15645 Database systems: Join Algorithms
Lec 12 Join Algorithms: Nested Loop, Sort-Merge, Hash
0. Cost Model and Mental Model
The lecture studies binary inner equi-joins between
tables R and S.
We use:
M: pages inRN: pages inSm: tuples inRn: tuples inSB: buffer pages availableC: average cost of one index probe
The primary cost metric is I/O count.
We ignore:
- result output cost
- CPU cost
- network cost
For CPU-style reasoning, the useful baseline is:
- naive comparison work is usually measured in tuple pairs
- hashing is expected linear in tuples when the hash table behaves well
- sort-merge is dominated by sorting plus one merge scan, except in duplicate-heavy worst cases
1. Join Operator Output
For matching tuples r ∈ R and s ∈ S, the
operator must decide what to emit upward in the plan tree.
Early Materialization
- Copy needed attributes into a new output tuple immediately.
- Simpler for later operators.
- More copying.
Late Materialization
- Emit join keys plus record ids / tuple references.
- Better for column stores and wide tuples.
- Delays tuple reconstruction until later.

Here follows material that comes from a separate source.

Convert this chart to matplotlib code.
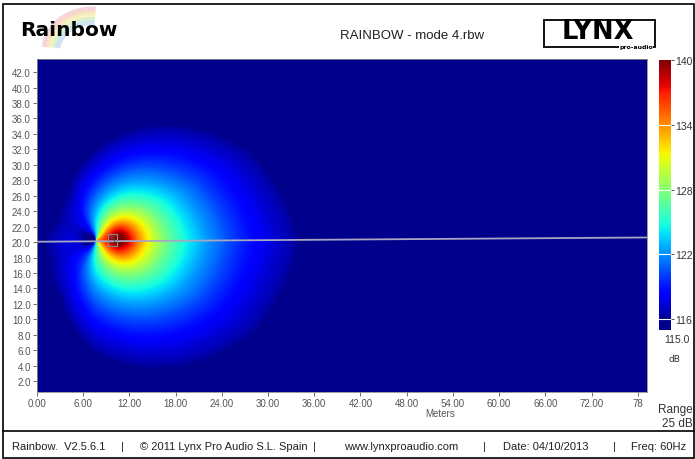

2. Why Join Choice Matters
R ⨝ S is far cheaper than building R × S
and filtering afterward.
There is no universally best join algorithm. The correct choice depends on:
- memory size
- existing indexes
- whether inputs are already sorted
- data distribution / skew
- which relation is smaller
In general, the smaller relation should be the outer or build side when the algorithm allows that choice.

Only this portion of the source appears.